To enable this behavior, first ensure that the Work Queue library and Python module are installed, then pass ``--port ####`` on the command line where ``####`` is a custom port number (I usually use a large four-digit number, such as 7953, that is not commonly used by other services).
Then run the ``work_queue_worker`` program on the worker node, providing the host name that is running ``geometric-optimize`` and the port number.
The worker node must have the QC software installed with the environment variables properly set when ``work_queue_worker`` is executed; one common approach is to write a batch script to execute workers on clusters managed by Slurm or similar job schedulers.
If successful, the worker will establish a connection to the master and begin to accept gradient jobs.
Parallelization is achieved by running multiple workers on one or more nodes (you can run workers locally too).
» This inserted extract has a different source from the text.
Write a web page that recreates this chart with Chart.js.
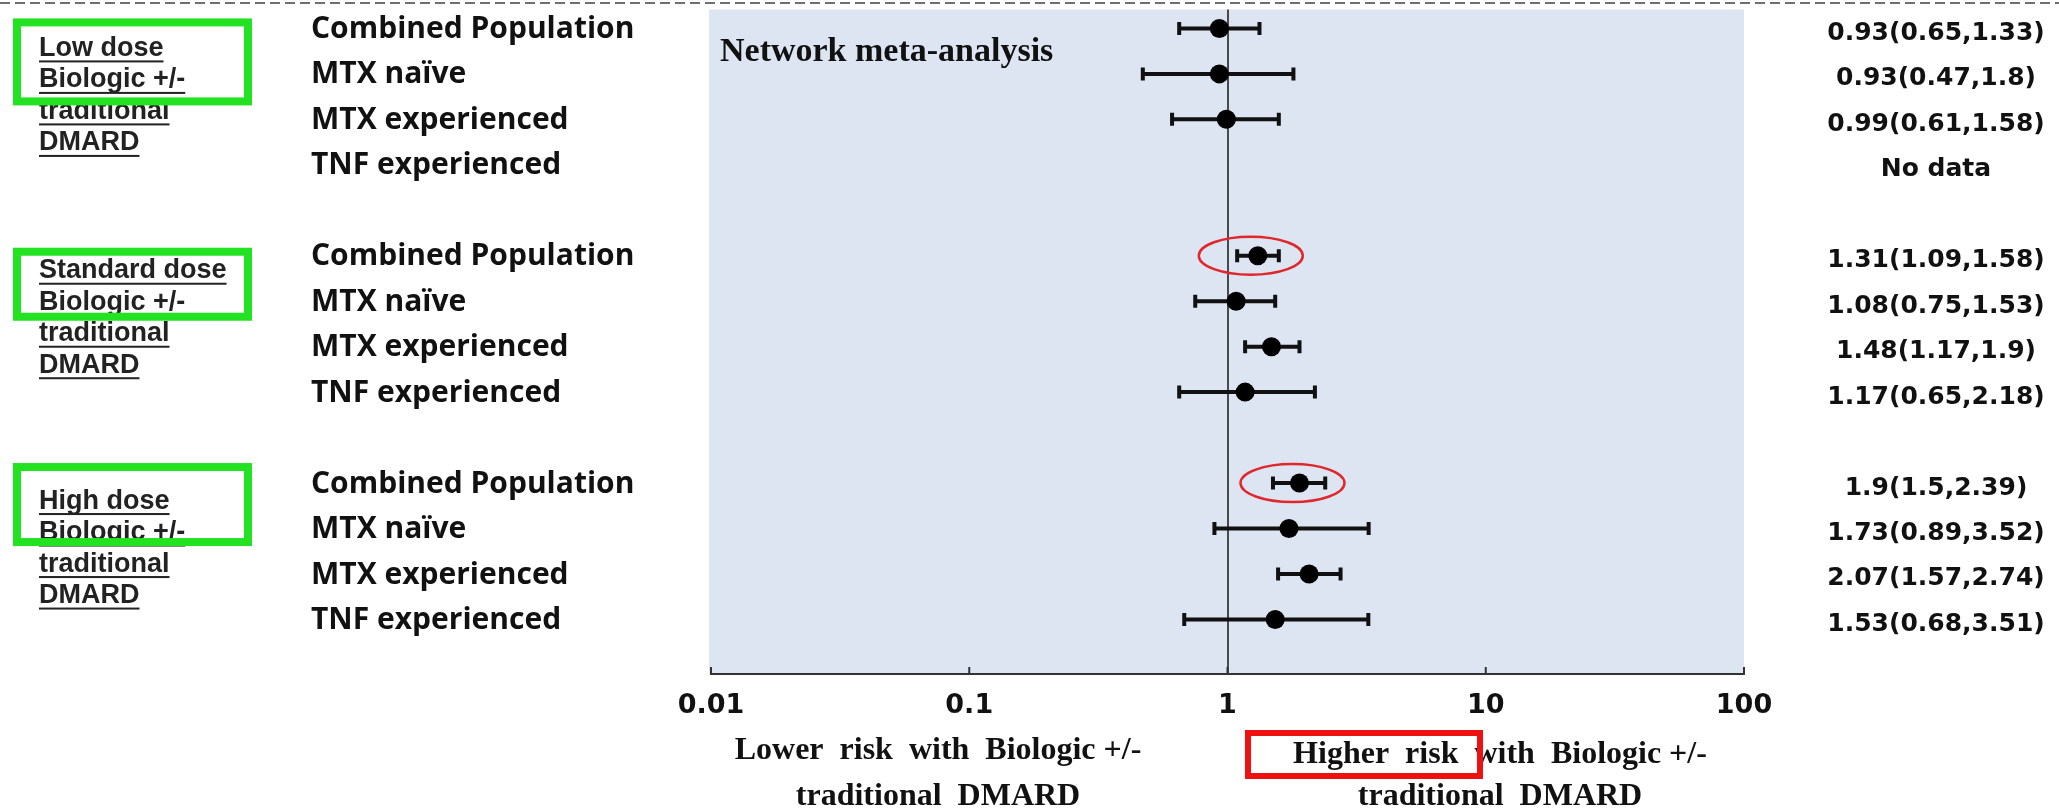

The Hessian calculation and vibrational analyses should give the same results as if you had requested them directly from the quantum chemistry code.
After the vibrational analysis, the Gibbs free energy corrections are computed using an ideal gas / rigid rotor / harmonic oscillator approximation (imaginary frequency modes are ignored).
The free energy calculation may be customized by passing ``--thermo <temp> <pres>`` and providing the temperature and pressure.
Additionally, by passing ``--wigner <num_samples>`` one could obtain a desired number of sample points from the Wigner phase space distribution.